Solving functional equations
Encoding special functions as defining linear functional equations postpones some of the difficulty of the problems to a delayed solving of equations. But at the same time, solving (for special classes of functions) is a sub-task of many algorithms on special functions, especially so when solving in terms of polynomial or rational functions. A lot of work has been done in this direction in the 1990s; more intensively since the 2000s, solving differential and recurrence equations in terms of special functions has also been investigated.
Multi-precision numerical evaluation
A major conceptual and algorithmic difference exists for numerical calculations between data structures that fit on a machine word and data structures of arbitrary length, that is, multi-precision arithmetic. When multi-precision floating-point numbers became available, early works on the evaluation of special functions were just promising that “most” digits in the output were correct, and performed by heuristically increasing precision during intermediate calculations, without intended rigour. The original theory has evolved in a twofold way since the 1990s: by making computable all constants hidden in asymptotic approximations, it became possible to guarantee a prescribed absolute precision; by employing state-of-the-art algorithms on polynomials, matrices, etc, it became possible to have evaluation algorithms in a time complexity that is linear in the output size, with a constant that is not more than a few units. On the implementation side, several original works exist, one of which (NumGfun [58]) is used in our DDMF.
Guessing heuristics
“Differential approximation”, or “Guessing”, is an operation to get an ODE likely to be satisfied by a given approximate series expansion of an unknown function. This has been used at least since the 1970s and is a key stone in spectacular applications in experimental mathematics [32]. All this is based on subtle algorithms for Hermite–Padé approximants [22]. Moreover, guessing can at times be complemented by proven quantitative results that turn the heuristics into an algorithm [30]. This is a promising algorithmic approach that deserves more attention than it has received so far.

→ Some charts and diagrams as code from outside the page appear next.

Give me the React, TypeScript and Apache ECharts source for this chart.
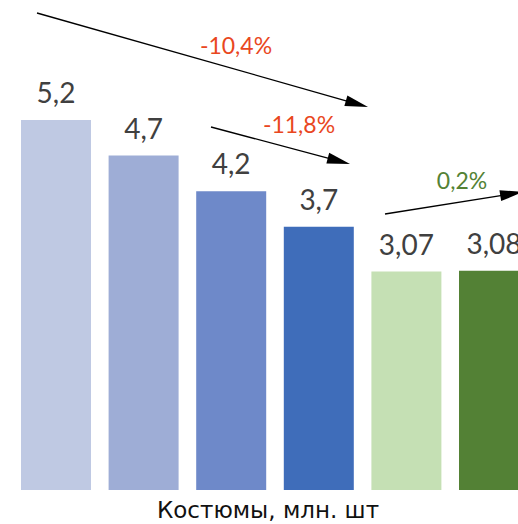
import React, { useEffect, useRef } from "react";
import * as echarts from "echarts";

const categories = ["1", "2", "3", "4", "5", "6"];
const values = [5.2, 4.7, 4.2, 3.7, 3.07, 3.08];
const valueLabels = ["5,2", "4,7", "4,2", "3,7", "3,07", "3,08"];
const barColors = ["#BFC9E3", "#9EADD6", "#6E89C9", "#3F6DBA", "#C5E0B4", "#538135"];
const changeLabels = ["-10,4%", "-11,8%", "0,2%"];
const changeColors = ["#E9471E", "#E9471E", "#548235"];
const axisTitle = "Костюмы, млн. шт";

// annotation geometry (pixels)
const arrows = [
  { from: [37, 13], to: [368, 107], label: [236, 45] },
  { from: [211, 127], to: [350, 164], label: [299, 124] },
  { from: [385, 214], to: [523, 192], label: [462, 180] },
];

function arrowGraphics(i: number) {
  const a = arrows[i];
  const [x1, y1] = a.from;
  const [x2, y2] = a.to;
  const dx = x2 - x1;
  const dy = y2 - y1;
  const len = Math.sqrt(dx * dx + dy * dy);
  const ux = dx / len;
  const uy = dy / len;
  const headLen = 23;
  const headHalf = 5.5;
  const bx = x2 - ux * headLen;
  const by = y2 - uy * headLen;
  const px = -uy;
  const py = ux;
  return [
    {
      type: "line",
      shape: { x1, y1, x2: bx + ux * 2, y2: by + uy * 2 },
      style: { stroke: "#000", lineWidth: 1.3 },
    },
    {
      type: "polygon",
      shape: {
        points: [
          [x2, y2],
          [bx + px * headHalf, by + py * headHalf],
          [bx - px * headHalf, by - py * headHalf],
        ],
      },
      style: { fill: "#000" },
    },
    {
      type: "text",
      x: a.label[0],
      y: a.label[1],
      style: {
        text: changeLabels[i],
        fill: changeColors[i],
        font: "23px Lato",
        align: "center",
        verticalAlign: "middle",
      },
    },
  ];
}

export default function App() {
  const ref = useRef<HTMLDivElement>(null);
  useEffect(() => {
    if (!ref.current) return;
    const chart = echarts.init(ref.current, undefined, { renderer: "svg" });
    const graphics: any[] = [];
    for (let i = 0; i < arrows.length; i++) graphics.push(...arrowGraphics(i));
    graphics.push({
      type: "text",
      x: 268,
      y: 510,
      style: {
        text: axisTitle,
        fill: "#111",
        font: "23px 'DejaVu Sans'",
        align: "center",
        verticalAlign: "middle",
      },
    });
    chart.setOption({
      animation: false,
      grid: {
        left: 12.2,
        width: 525.6,
        top: 27.5,
        bottom: 34,
        outerBoundsMode: "none",
        containLabel: false,
      },
      xAxis: {
        type: "category",
        data: categories,
        axisLine: { show: false },
        axisTick: { show: false },
        axisLabel: { show: false },
      },
      yAxis: {
        type: "value",
        min: 0,
        max: 6.5,
        show: false,
        splitLine: { show: false },
      },
      series: [
        {
          type: "bar",
          barWidth: 70,
          data: values.map((v, i) => ({ value: v, itemStyle: { color: barColors[i] } })),
          label: {
            show: true,
            position: "top",
            distance: 14,
            fontFamily: "Lato",
            fontSize: 28,
            color: "#404040",
            formatter: (p: any) => valueLabels[p.dataIndex],
          },
        },
      ],
      graphic: graphics,
    });
    return () => chart.dispose();
  }, []);
  return (
    <div
      ref={ref}
      style={{ position: "absolute", left: 0, top: 0, width: 518, height: 524 }}
    />
  );
}
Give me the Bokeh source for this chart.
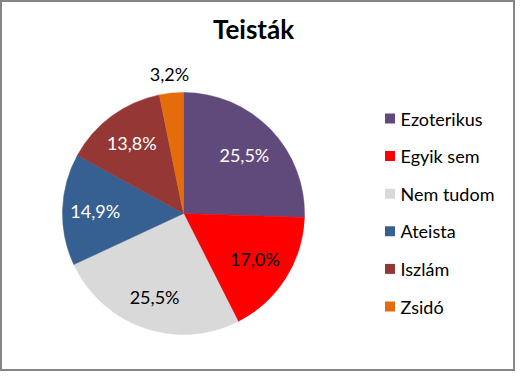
import numpy as np
from bokeh.plotting import figure
from bokeh.models import Range1d
from bokeh.core.properties import value
from bokeh.embed import file_html
from bokeh.resources import INLINE

# ---- data ----
title = "Teisták"
categories = ["Ezoterikus", "Egyik sem", "Nem tudom", "Ateista", "Iszlám", "Zsidó"]
shares = [25.5, 17.0, 25.5, 14.9, 13.8, 3.2]
labels = ["25,5%", "17,0%", "25,5%", "14,9%", "13,8%", "3,2%"]

# ---- style ----
colors = ["#604A7B", "#FF0000", "#D9D9D9", "#376092", "#953735", "#E46C0A"]
label_colors = ["white", "black", "black", "white", "white", "black"]
label_rfrac = [0.70, 0.70, 0.73, 0.73, 0.72, 1.16]
FONT = "Lato"

W, H = 515, 371
p = figure(width=W, height=H, output_backend="svg", toolbar_location=None,
           x_range=Range1d(8, 8 + W), y_range=Range1d(8, 8 + H),
           min_border=0)
p.axis.visible = False
p.grid.visible = False
p.outline_line_color = "#868686"
p.outline_line_width = 3
p.background_fill_color = "white"

cx, cy, R = 191, 387 - 221, 121

vals = np.array(shares, dtype=float)
frac = vals / vals.sum()
cum = np.concatenate([[0], np.cumsum(frac)])
start = np.pi / 2 - cum[:-1] * 2 * np.pi
end = np.pi / 2 - cum[1:] * 2 * np.pi

p.wedge(x=cx, y=cy, radius=R, start_angle=end, end_angle=start,
        fill_color=colors, line_color=colors, line_width=0.5)

mid = (start + end) / 2
lx = cx + np.array(label_rfrac) * R * np.cos(mid)
ly = cy + np.array(label_rfrac) * R * np.sin(mid)
p.text(x=lx, y=ly, text=labels, text_color=label_colors,
       text_font=value(FONT), text_font_size="18px",
       text_align="center", text_baseline="middle")

# title
p.text(x=[261], y=[387 - 36], text=[title], text_font=value(FONT),
       text_font_size="26px", text_font_style="bold", text_color="black",
       text_align="center", text_baseline="middle")

# legend
ys = 387 - (126 + np.arange(len(categories)) * 37.6)
p.rect(x=[397.5] * len(categories), y=ys, width=10, height=10,
       fill_color=colors, line_color=None)
p.text(x=[408] * len(categories), y=ys, text=categories, text_color="black",
       text_font=value(FONT), text_font_size="18px",
       text_align="left", text_baseline="middle")

open("out.html", "w").write(file_html(p, INLINE))
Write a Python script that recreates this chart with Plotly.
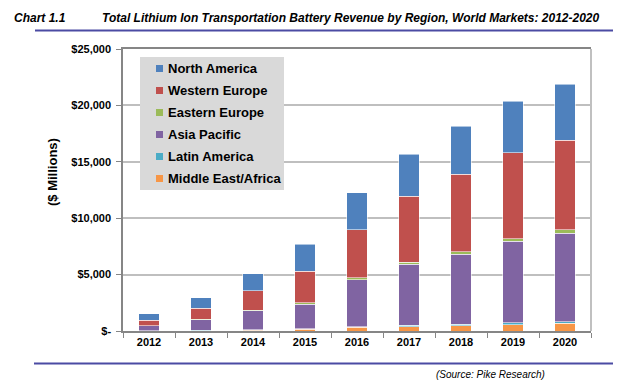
import plotly.graph_objects as go

years = ["2012", "2013", "2014", "2015", "2016", "2017", "2018", "2019", "2020"]
middle_east_africa = [20, 30, 60, 150, 320, 360, 480, 540, 680]
latin_america = [10, 15, 30, 40, 60, 150, 140, 200, 150]
asia_pacific = [420, 970, 1700, 2200, 4150, 5390, 6170, 7200, 7820]
eastern_europe = [30, 40, 50, 100, 210, 200, 230, 240, 330]
western_europe = [470, 960, 1750, 2800, 4250, 5840, 6880, 7620, 7910]
north_america = [600, 950, 1470, 2380, 3250, 3710, 4260, 4590, 4980]

series = [
    ("Middle East/Africa", middle_east_africa, "#F79646"),
    ("Latin America", latin_america, "#4BACC6"),
    ("Asia Pacific", asia_pacific, "#8064A2"),
    ("Eastern Europe", eastern_europe, "#9BBB59"),
    ("Western Europe", western_europe, "#C0504D"),
    ("North America", north_america, "#4F81BD"),
]

y_tickvals = [0, 5000, 10000, 15000, 20000, 25000]
y_ticktext = ["$-", "$5,000", "$10,000", "$15,000", "$20,000", "$25,000"]

W, H = 627, 391
L, R, T, B = 123, 591, 49, 331

FONT = "Liberation Sans, Arial, sans-serif"

fig = go.Figure()
for name, vals, col in series:
    fig.add_trace(go.Bar(
        x=years, y=vals, name=name,
        marker=dict(color=col, line=dict(color="rgba(255,255,255,0.55)", width=1)),
        showlegend=False,
    ))


def px(x):
    return (x - L) / (R - L)


def py(y):
    return (B - y) / (B - T)


shapes = []
annotations = []

# header and footer rules
shapes.append(dict(type="line", xref="paper", yref="paper", x0=px(35), x1=px(613),
                   y0=py(30.5), y1=py(30.5), line=dict(color="#4B4BA3", width=2)))
shapes.append(dict(type="line", xref="paper", yref="paper", x0=px(34), x1=px(613),
                   y0=py(363.5), y1=py(363.5), line=dict(color="#4B4BA3", width=2)))
# right plot border
shapes.append(dict(type="line", xref="paper", yref="paper", x0=1, x1=1, y0=0, y1=1,
                   line=dict(color="#C0C0C0", width=2)))

# legend box
shapes.append(dict(type="rect", xref="paper", yref="paper", x0=px(140), x1=px(284),
                   y0=py(190), y1=py(57), fillcolor="#D9D9D9", line=dict(width=0), layer="above"))
legend_order = list(reversed(series))
for i, (name, vals, col) in enumerate(legend_order):
    cy = 68.5 + i * 22
    shapes.append(dict(type="rect", xref="paper", yref="paper", x0=px(156), x1=px(163),
                       y0=py(cy + 3.5), y1=py(cy - 3.5), fillcolor=col, line=dict(width=0), layer="above"))
    annotations.append(dict(xref="paper", yref="paper", x=px(165.5), y=py(cy), text="<b>%s</b>" % name,
                            showarrow=False, xanchor="left", yanchor="middle",
                            font=dict(family=FONT, size=13, color="#000000")))

# titles
annotations.append(dict(xref="paper", yref="paper", x=px(12), y=py(18), text="<b><i>Chart 1.1</i></b>",
                        showarrow=False, xanchor="left", yanchor="middle",
                        font=dict(family=FONT, size=12, color="#000000")))
annotations.append(dict(xref="paper", yref="paper", x=px(100), y=py(18),
                        text="<b><i>Total Lithium Ion Transportation Battery Revenue by Region, World Markets: 2012-2020</i></b>",
                        showarrow=False, xanchor="left", yanchor="middle",
                        font=dict(family=FONT, size=12, color="#000000")))
annotations.append(dict(xref="paper", yref="paper", x=px(52), y=py(172), text="<b>($ Millions)</b>",
                        showarrow=False, textangle=-90, xanchor="center", yanchor="middle",
                        font=dict(family=FONT, size=13, color="#000000")))
annotations.append(dict(xref="paper", yref="paper", x=px(490), y=py(374), text="<i>(Source: Pike Research)</i>",
                        showarrow=False, xanchor="center", yanchor="middle",
                        font=dict(family=FONT, size=10, color="#000000")))

fig.update_layout(
    width=W, height=H,
    margin=dict(l=L, r=W - R, t=T, b=H - B, pad=0),
    barmode="stack",
    bargap=0.61,
    plot_bgcolor="#FFFFFF",
    paper_bgcolor="#FFFFFF",
    shapes=shapes,
    annotations=annotations,
    font=dict(family=FONT, color="#000000"),
    xaxis=dict(
        type="category",
        showline=True, linecolor="#868686", linewidth=1.5, mirror=True,
        ticks="outside", ticklen=5, tickcolor="#868686", tickson="boundaries",
        tickfont=dict(family=FONT, size=11, color="#000000", weight="bold"),
        showgrid=False,
    ),
    yaxis=dict(
        range=[0, 25000],
        tickvals=y_tickvals, ticktext=y_ticktext,
        showline=True, linecolor="#868686", linewidth=1.5,
        ticks="outside", ticklen=5, tickcolor="#868686",
        ticklabelstandoff=3,
        tickfont=dict(family=FONT, size=11, color="#000000", weight="bold"),
        showgrid=True, gridcolor="#BFBFBF", gridwidth=1.5,
        zeroline=False,
    ),
)

fig.write_html("out.html", config={"displayModeBar": False},
               post_script="document.body.style.margin='0';document.body.style.overflow='hidden';")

Complexity-driven design of algorithms
The main concern of computer algebra has long been to prove the feasibility of a given problem, that is, to show the existence of an algorithmic solution for it. However, with the advent of faster and faster computers, complexity results have ceased to be of theoretical interest only. Nowadays, a large track of works in computer algebra is interested in developing fast algorithms, with time complexity as close as possible to linear in their output size. After most of the more pervasive objects like integers, polynomials, and matrices have been endowed with fast algorithms for the main operations on them [41], the community, including ourselves, started to turn its attention to differential and recurrence objects in the 2000s. The subject is still not as developed as in the commutative case, and a major challenge remains to understand the combinatorics behind summation and integration. On the methodological side, several paradigms occur repeatedly in fast algorithms: “divide and conquer” to balance calculations, “evaluation and interpolation” to avoid intermediate swell of data, etc. [27].